● Excerpted records
--- BEGIN ---
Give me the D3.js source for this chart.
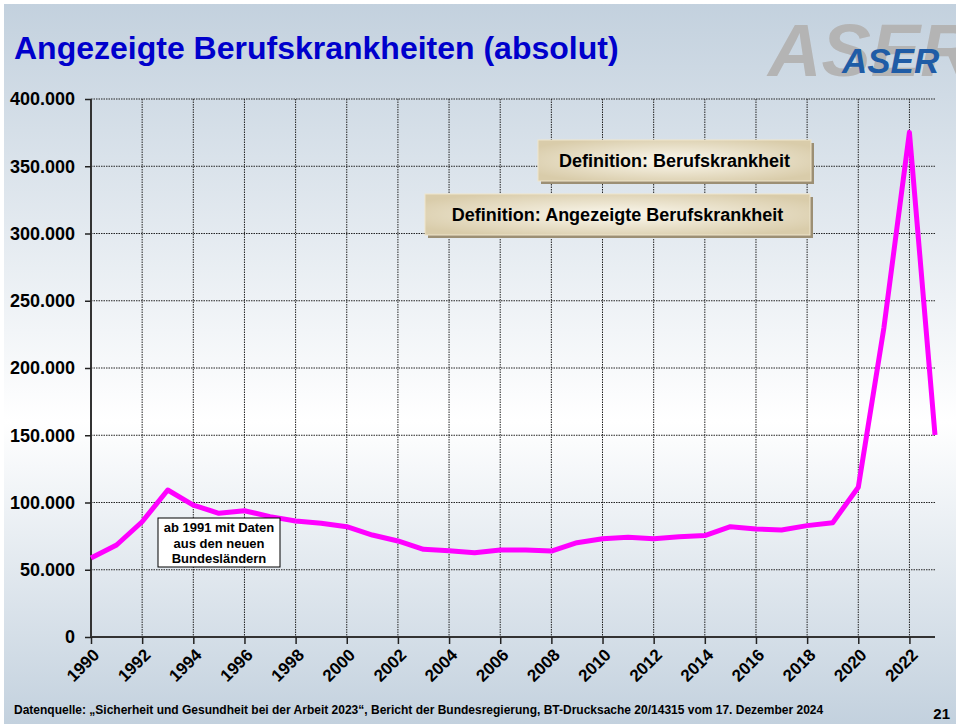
--- END ---
--- BEGIN ---
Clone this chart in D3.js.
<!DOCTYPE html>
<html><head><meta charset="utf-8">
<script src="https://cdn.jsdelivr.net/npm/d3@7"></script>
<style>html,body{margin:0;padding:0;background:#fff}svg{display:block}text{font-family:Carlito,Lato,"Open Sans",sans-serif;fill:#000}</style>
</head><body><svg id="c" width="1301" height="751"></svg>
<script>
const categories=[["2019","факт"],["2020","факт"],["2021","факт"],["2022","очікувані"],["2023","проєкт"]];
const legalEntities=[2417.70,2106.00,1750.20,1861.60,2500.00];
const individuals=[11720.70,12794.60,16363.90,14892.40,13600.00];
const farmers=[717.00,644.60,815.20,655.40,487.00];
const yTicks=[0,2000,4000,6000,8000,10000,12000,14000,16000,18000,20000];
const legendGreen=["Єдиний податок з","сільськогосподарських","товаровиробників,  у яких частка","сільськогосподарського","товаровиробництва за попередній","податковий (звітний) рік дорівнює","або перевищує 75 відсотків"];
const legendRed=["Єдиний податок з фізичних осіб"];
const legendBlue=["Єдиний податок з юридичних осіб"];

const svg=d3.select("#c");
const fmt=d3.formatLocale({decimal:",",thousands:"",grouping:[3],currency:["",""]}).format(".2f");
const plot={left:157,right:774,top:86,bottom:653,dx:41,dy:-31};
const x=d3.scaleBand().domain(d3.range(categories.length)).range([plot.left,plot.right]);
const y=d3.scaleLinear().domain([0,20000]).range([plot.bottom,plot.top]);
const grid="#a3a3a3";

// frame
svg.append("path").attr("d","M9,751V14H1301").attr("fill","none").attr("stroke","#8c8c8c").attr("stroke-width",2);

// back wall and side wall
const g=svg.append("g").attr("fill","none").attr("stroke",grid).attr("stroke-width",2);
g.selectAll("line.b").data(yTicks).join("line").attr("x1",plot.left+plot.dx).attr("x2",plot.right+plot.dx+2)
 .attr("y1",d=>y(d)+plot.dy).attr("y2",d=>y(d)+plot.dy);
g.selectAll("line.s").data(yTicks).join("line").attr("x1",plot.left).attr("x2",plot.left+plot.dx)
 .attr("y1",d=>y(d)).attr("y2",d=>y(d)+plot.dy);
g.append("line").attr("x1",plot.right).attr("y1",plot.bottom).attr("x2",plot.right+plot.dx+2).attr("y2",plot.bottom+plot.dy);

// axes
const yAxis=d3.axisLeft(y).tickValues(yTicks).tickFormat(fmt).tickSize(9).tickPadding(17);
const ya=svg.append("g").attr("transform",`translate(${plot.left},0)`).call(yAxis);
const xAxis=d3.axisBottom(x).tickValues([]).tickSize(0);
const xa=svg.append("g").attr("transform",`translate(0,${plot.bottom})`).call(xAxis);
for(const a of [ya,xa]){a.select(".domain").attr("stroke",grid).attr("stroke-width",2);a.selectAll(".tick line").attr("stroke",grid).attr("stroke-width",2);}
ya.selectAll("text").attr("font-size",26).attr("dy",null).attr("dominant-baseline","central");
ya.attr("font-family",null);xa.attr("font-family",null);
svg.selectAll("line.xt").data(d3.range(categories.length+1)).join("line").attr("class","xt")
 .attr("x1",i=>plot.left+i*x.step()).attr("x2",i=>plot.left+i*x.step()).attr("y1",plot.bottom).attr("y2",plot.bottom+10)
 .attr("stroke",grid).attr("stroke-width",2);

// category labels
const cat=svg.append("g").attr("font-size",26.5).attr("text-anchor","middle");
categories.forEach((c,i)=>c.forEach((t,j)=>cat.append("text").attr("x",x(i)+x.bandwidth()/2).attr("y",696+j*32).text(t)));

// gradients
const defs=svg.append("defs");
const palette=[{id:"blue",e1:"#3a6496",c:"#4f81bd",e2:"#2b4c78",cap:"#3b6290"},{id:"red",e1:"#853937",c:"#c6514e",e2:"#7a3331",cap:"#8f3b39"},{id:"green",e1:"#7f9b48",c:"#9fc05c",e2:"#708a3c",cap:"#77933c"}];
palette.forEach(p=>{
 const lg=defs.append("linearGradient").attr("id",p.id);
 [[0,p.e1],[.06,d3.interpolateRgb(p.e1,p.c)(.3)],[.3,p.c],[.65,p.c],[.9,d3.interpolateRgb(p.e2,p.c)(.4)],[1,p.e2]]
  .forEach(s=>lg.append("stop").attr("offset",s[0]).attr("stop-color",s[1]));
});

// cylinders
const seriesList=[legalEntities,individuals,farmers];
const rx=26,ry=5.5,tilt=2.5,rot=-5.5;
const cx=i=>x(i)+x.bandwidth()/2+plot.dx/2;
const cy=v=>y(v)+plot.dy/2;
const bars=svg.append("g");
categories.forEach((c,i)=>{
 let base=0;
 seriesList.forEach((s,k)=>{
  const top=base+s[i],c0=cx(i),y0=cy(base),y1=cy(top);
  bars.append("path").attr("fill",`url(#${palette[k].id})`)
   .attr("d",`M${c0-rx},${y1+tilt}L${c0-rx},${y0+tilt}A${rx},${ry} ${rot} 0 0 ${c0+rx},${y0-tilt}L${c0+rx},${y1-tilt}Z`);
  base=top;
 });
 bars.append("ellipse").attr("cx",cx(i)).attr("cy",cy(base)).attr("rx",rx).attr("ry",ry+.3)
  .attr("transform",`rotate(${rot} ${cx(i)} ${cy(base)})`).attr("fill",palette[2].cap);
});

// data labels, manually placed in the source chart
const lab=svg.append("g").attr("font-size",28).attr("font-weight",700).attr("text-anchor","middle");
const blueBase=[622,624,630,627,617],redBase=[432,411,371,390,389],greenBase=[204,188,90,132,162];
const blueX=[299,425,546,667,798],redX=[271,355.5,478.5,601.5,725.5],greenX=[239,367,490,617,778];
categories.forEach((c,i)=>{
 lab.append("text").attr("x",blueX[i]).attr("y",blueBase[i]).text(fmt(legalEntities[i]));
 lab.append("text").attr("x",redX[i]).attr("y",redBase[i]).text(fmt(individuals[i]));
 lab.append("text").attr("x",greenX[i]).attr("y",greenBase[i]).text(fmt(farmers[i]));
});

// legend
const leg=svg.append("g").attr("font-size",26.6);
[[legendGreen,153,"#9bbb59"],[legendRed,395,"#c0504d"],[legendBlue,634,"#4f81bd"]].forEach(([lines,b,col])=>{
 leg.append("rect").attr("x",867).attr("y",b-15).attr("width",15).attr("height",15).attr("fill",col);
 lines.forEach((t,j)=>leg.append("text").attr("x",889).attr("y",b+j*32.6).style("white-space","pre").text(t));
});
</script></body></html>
--- END ---
--- BEGIN ---
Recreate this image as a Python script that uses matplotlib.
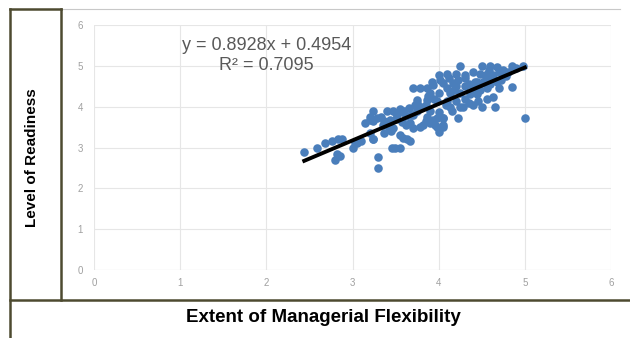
--- END ---
● Task
Copy out every line in the entries above that holds "this".

● Finished task
Give me the D3.js source for this chart.
Clone this chart in D3.js.
Recreate this image as a Python script that uses matplotlib.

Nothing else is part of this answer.